JP was co-editor of the landmark 2012 volume Filipinos in Canada: Disturbing Invisibility (University of Toronto Press), as well as of recent journal special issues on the intersections of sexuality, race and nation in the Canadian context in ACME: International Journal of Critical Geographies and TOPIA: Canadian Journal of Cultural Studies. He has been co-editor of ACME: International Journal of Critical Geographies since August 2017. Since coming to UBC, JP has also been active in media-based public pedagogy through expert interviews and writing on local and national issues concerning sexuality, LGBTQ issues, immigration and racism. He also holds faculty affiliations with Asian Canadian and Asian Migration Studies and the Department of Geography.

Assistant Professor, Germanic Studies in Central, Eastern, and Northern European Studies

Dr. Kyle Frackman’s teaching and research lie primarily in German studies, Scandinavian studies, and film studies.

Associate Professor, Department of Sociology
Faculty Affiliate, Peter Wall Institute for Advanced Studies

Dr. Amin Ghaziani is Associate Professor of Sociology at the University of British Columbia. He received his Ph.D. in sociology from Northwestern in 2006. Before joining the faculty at UBC, he was a postdoctoral fellow at the Princeton Society of Fellows. Ghaziani is a sociologist of sexualities with additional interests in culture, social movements, and cities.

Professor and Head, Department of English

Dr. Stephen Guy-Bray is Professor and Head of the Department of English. He specializes in Renaissance poetry and queer theory. He is the author of three monographs (most recently, Against Reproduction: Where Renaissance Texts Come From) and the co-editor of two collections of essays. Forthcoming are an edition of Christopher Marlowe’s Edward II and an essay on angel sex. He is currently working on a study of queer paraphrase.

First Nations Studies Chair
Professor, Department of English and First Nations Studies
Canada Research Chair in Indigenous Literature and Expressive Culture

Daniel Heath Justice is a Colorado-born Canadian citizen of the Cherokee Nation. Dr. Justice’s research and creative writing focus on indigenous literary studies, a field that seeks to document the aesthetic, social, historical, and intellectual contexts of indigenous North American literatures. He has also documented animal cultural histories, such as that of the badger, and the ways in which myths, legends, and spiritual beliefs about specific animals inspire representation, religion, and arts throughout human history.

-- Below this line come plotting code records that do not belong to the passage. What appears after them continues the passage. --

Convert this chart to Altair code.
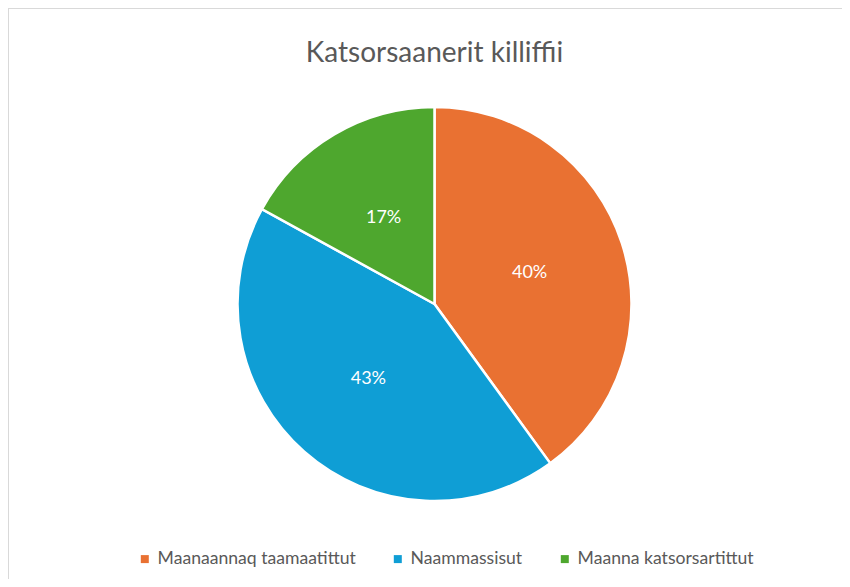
import altair as alt
import pandas as pd

title_text = "Katsorsaanerit killiffii"
categories = ["Maanaannaq taamaatittut", "Naammassisut", "Maanna katsorsartittut"]
values = [40, 43, 17]
colors = ["#E97132", "#0F9ED5", "#4EA72E"]

total = sum(values)
df = pd.DataFrame({
    "cat": categories,
    "val": values,
    "order": list(range(len(categories))),
    "label": [f"{round(v * 100 / total)}%" for v in values],
})

W, H = 834, 571
CX, CY, R = 426.5, 296, 197
FONT = "Lato, sans-serif"

base = alt.Chart(df).encode(
    theta=alt.Theta("val:Q", stack=True),
    order=alt.Order("order:Q"),
    x=alt.value(CX),
    y=alt.value(CY),
)

pie = base.mark_arc(radius=R, stroke="white", strokeWidth=2.5).encode(
    color=alt.Color(
        "cat:N",
        scale=alt.Scale(domain=categories, range=colors),
        sort=categories,
        legend=alt.Legend(
            title=None,
            orient="none",
            direction="horizontal",
            legendX=128,
            legendY=542,
            symbolType="square",
            symbolSize=64,
            symbolStrokeWidth=0,
            labelFont=FONT,
            labelFontSize=17.6,
            labelColor="#595959",
            labelOffset=4,
            columnPadding=33,
            padding=0,
            labelLimit=400,
        ),
    )
)

labels = base.mark_text(radius=100, fontSize=18, font=FONT, color="white").encode(
    text="label:N"
)

title = alt.Chart(pd.DataFrame({"t": [title_text]})).mark_text(
    fontSize=28, font=FONT, color="#595959", baseline="alphabetic", align="center"
).encode(text="t:N", x=alt.value(CX), y=alt.value(54))

frame_top = alt.Chart(pd.DataFrame({"t": [0]})).mark_rule(
    color="#D9D9D9", strokeWidth=2
).encode(x=alt.value(0), x2=alt.value(W), y=alt.value(0))
frame_left = alt.Chart(pd.DataFrame({"t": [0]})).mark_rule(
    color="#D9D9D9", strokeWidth=2
).encode(x=alt.value(0), y=alt.value(0), y2=alt.value(H))

chart = alt.layer(frame_top, frame_left, pie, labels, title).properties(
    width=W, height=H, autosize=alt.AutoSizeParams(type="none"), padding=0
).configure_view(stroke=None).configure(background="white")

chart.save("out.html", embed_options={"renderer": "svg", "actions": False})
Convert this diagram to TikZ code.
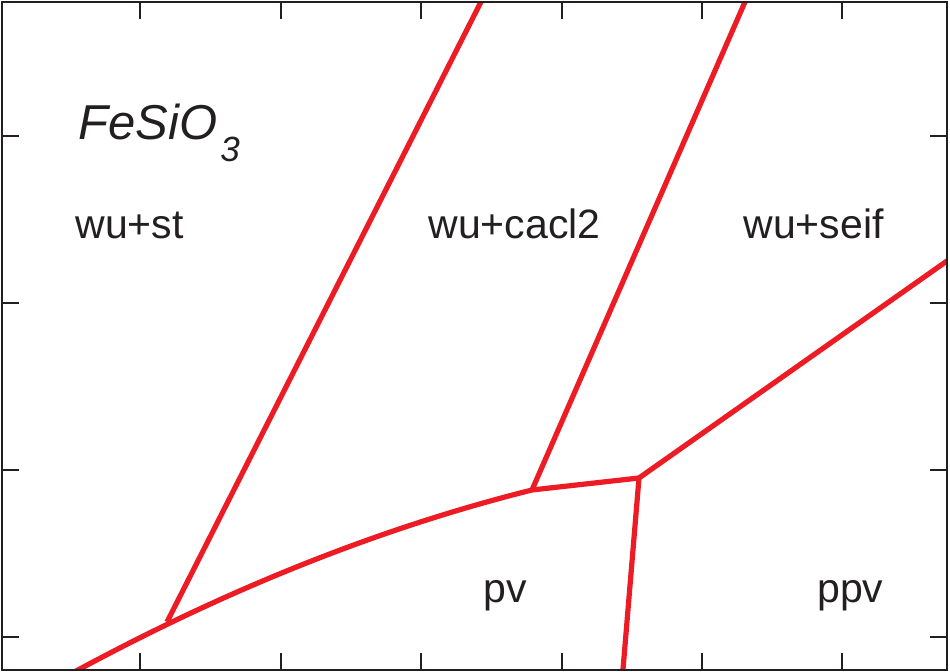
\documentclass[tikz,border=0pt]{standalone}
\usepackage{fontspec}
\setmainfont{Liberation Sans}
\definecolor{phred}{HTML}{ED1C24}
\definecolor{ink}{HTML}{231F20}
\begin{document}
\begin{tikzpicture}[x=0.5pt,y=-0.5pt,
  boundary/.style={draw=phred,line width=2.6pt,line join=round},
  frameline/.style={draw=ink,line width=1pt},
  tickmark/.style={draw=ink,line width=1pt},
  phase/.style={anchor=base west,inner sep=0pt,text=ink,font=\fontsize{20.5}{24}\selectfont},
  titletext/.style={anchor=base west,inner sep=0pt,text=ink,font=\fontsize{24.5}{28}\selectfont\itshape}]
\useasboundingbox (0,0) rectangle (950,672);
% coordinates
\coordinate (T1) at (167,622);
\coordinate (T2) at (532,490);
\coordinate (T3) at (639,478);
\coordinate (A1) at (487,-10);
\coordinate (A2) at (750.2,-10);
\coordinate (A3) at (960,251.8);
\coordinate (A4) at (621.7,685);
\coordinate (B0) at (60,679.7);
\coordinate (B1) at (78,670);
% phase boundaries
\begin{scope}
\clip (1.5,2.5) rectangle (946.5,670);
\draw[boundary] (B0) -- (B1) .. controls (229,588.5) and (381,527.75) .. (T2);
\draw[boundary] (T1) -- (A1);
\draw[boundary] (T2) -- (A2);
\draw[boundary] (T2) -- (T3);
\draw[boundary] (T3) -- (A3);
\draw[boundary] (T3) -- (A4);
\end{scope}
% frame and ticks
\draw[frameline] (1.5,2.5) rectangle (946.5,670);
\foreach \k in {1,...,6}{
  \draw[tickmark] ({140.4*\k},670) -- ({140.4*\k},653);
  \draw[tickmark] ({140.4*\k},2.5) -- ({140.4*\k},19.5);
}
\foreach \yy in {136,303,470,637}{
  \draw[tickmark] (1.5,\yy) -- (18.5,\yy);
  \draw[tickmark] (946.5,\yy) -- (929.5,\yy);
}
% labels
\node[titletext] (title) at (78,140) {FeSiO\kern1.5pt\raisebox{-11pt}{\fontsize{17.5}{20}\selectfont 3}};
\node[phase] (wust) at (75,239) {wu+st};
\node[phase] (wucacl) at (428,239) {wu+cacl2};
\node[phase] (wuseif) at (743,239) {wu+seif};
\node[phase] (pv) at (483,603) {pv};
\node[phase] (ppv) at (817,603) {ppv};
\end{tikzpicture}
\end{document}
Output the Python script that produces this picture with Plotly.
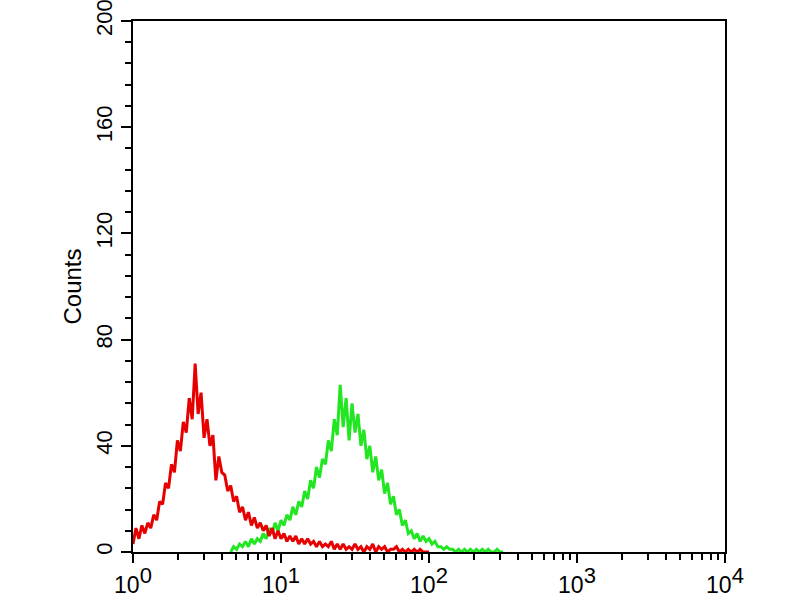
"""
Flow cytometry histogram: counts vs fluorescence intensity (log scale)
- red: negative control
- green: antibody stained
"""
import numpy as np
import plotly.graph_objects as go

# histogram bins, log10 of fluorescence, step 0.02
red_start = 0.00
green_start = 0.66
bin_step = 0.02

# counts, one per bin
red_counts = [
    3, 9, 5, 10, 7, 11, 9, 14, 12, 19,
    18, 26, 24, 33, 30, 42, 38, 49, 45, 58,
    50, 71, 52, 60, 43, 50, 40, 44, 27, 36,
    30, 29, 23, 25, 19, 21, 15, 17, 12, 15,
    10, 13, 9, 11, 8, 10, 6, 9, 5, 8,
    5, 7, 4, 6, 4, 6, 3, 5, 3, 5,
    3, 4, 2, 4, 2, 3, 2, 4, 1, 3,
    1, 3, 1, 2, 1, 3, 1, 2, 0, 2,
    1, 3, 0, 2, 1, 2, 0, 1, 1, 2,
    0, 1, 0, 1, 0, 1, 0, 1, 0, 0,
    0,
]
green_counts = [
    0, 2, 1, 3, 2, 4, 2, 5, 3, 5,
    4, 7, 5, 9, 7, 11, 8, 12, 10, 14,
    12, 17, 14, 19, 17, 23, 20, 27, 24, 32,
    28, 35, 33, 42, 38, 50, 44, 63, 47, 58,
    42, 56, 45, 52, 40, 46, 35, 40, 30, 36,
    27, 31, 22, 26, 18, 21, 14, 16, 10, 12,
    7, 8, 5, 7, 4, 6, 4, 5, 3, 4,
    2, 2, 1, 2, 1, 1, 0, 1, 0, 1,
    0, 1, 0, 1, 0, 1, 0, 1, 0, 0,
    1, 0, 0,
]

x_tick_values = [1, 10, 100, 1000, 10000]
x_tick_powers = ["0", "1", "2", "3", "4"]
y_tick_values = [0, 40, 80, 120, 160, 200]

red_x = 10 ** (red_start + bin_step * np.arange(len(red_counts)))
green_x = 10 ** (green_start + bin_step * np.arange(len(green_counts)))

# minor ticks 2..9 in each decade
x_minor = [m * 10 ** d for d in range(4) for m in range(2, 10)]

# exponent drawn at full size, as in the original
x_tick_labels = [
    f"10<sup><span style='font-size:22px'>{p}</span></sup>" for p in x_tick_powers
]

fig = go.Figure()

fig.add_trace(
    go.Scatter(
        x=green_x,
        y=green_counts,
        mode="lines",
        line=dict(color="#22e622", width=3),
        showlegend=False,
    )
)
fig.add_trace(
    go.Scatter(
        x=red_x,
        y=red_counts,
        mode="lines",
        line=dict(color="#e60000", width=3),
        showlegend=False,
    )
)

fig.update_layout(
    width=800,
    height=600,
    margin=dict(l=133, r=75, t=21, b=48),
    paper_bgcolor="white",
    plot_bgcolor="white",
    font=dict(family="Liberation Sans, Arial, sans-serif", color="black"),
)

fig.update_xaxes(
    type="log",
    range=[0, 4],
    automargin=False,
    tickmode="array",
    tickvals=x_tick_values,
    ticktext=x_tick_labels,
    ticks="outside",
    ticklen=9,
    tickwidth=2,
    tickcolor="black",
    tickfont=dict(size=23),
    ticklabelstandoff=2,
    ticklabeloverflow="allow",
    minor=dict(tickmode="array", tickvals=x_minor, ticks="outside", ticklen=6, tickwidth=2, tickcolor="black"),
    showline=True,
    linecolor="black",
    linewidth=2,
    mirror=True,
    showgrid=False,
    zeroline=False,
)

fig.update_yaxes(
    range=[0, 200],
    automargin=False,
    tickmode="array",
    tickvals=y_tick_values,
    ticks="outside",
    ticklen=10,
    tickwidth=2,
    tickcolor="black",
    tickangle=-90,
    tickfont=dict(size=22),
    ticklabeloverflow="allow",
    minor=dict(dtick=8, ticks="outside", ticklen=6, tickwidth=2, tickcolor="black"),
    title=dict(text="Counts", font=dict(size=24), standoff=4),
    showline=True,
    linecolor="black",
    linewidth=2,
    mirror=True,
    showgrid=False,
    zeroline=False,
)

# the page's default body margin would shift the figure by 8px
fig.write_html(
    "out.html",
    config={"displayModeBar": False},
    post_script="document.body.style.margin = '0px';",
)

Professor, Department of Sociology
Sociology Undergraduate Studies Committee Chair

Dr. Thomas Kemple is Professor in the Sociology Department at the University of British Columbia. His research focuses on the rhetorical, literary and deconstructive dimensions of classical sociological texts and contemporary cultural theory.

Associate Professor, Faculty of Education, Department of Curriculum and Pedagogy

Dr. Loutzenheizer’s research interests are focused on the educational experiences of marginalized youth. This focus emanates from her teaching experience and research on youth in alternative educational settings. She combines a fascination with curriculum, queer /gender, and poststructural theories, as well as the intersections of race, gender, sexuality, etc. in schooling to look at the experiences of marginalized youth.

Dr. Lori MacIntosh received her Ph.D. in the Sociology of Education in 2013. She has been teaching in the Faculty of Education since 2009, and in Critical Studies in Sexuality since 2011. Lori also serves as an academic advisor in UBC’s Doctor, Patient and Society (DPAS) Undergraduate Medical Program. Her research interests include critical studies in gender and sexuality, queer theory, youth media studies, and the intersecting realms of social justice theory.

Assistant Professor, Department of English

Dr. Gregory Mackie is Assistant Professor in the Department of English. He has published several articles on Oscar Wilde, and is currently at work on a book project on Wilde and literary forgery. His research interests include aestheticism and decadence, queer drama and book history.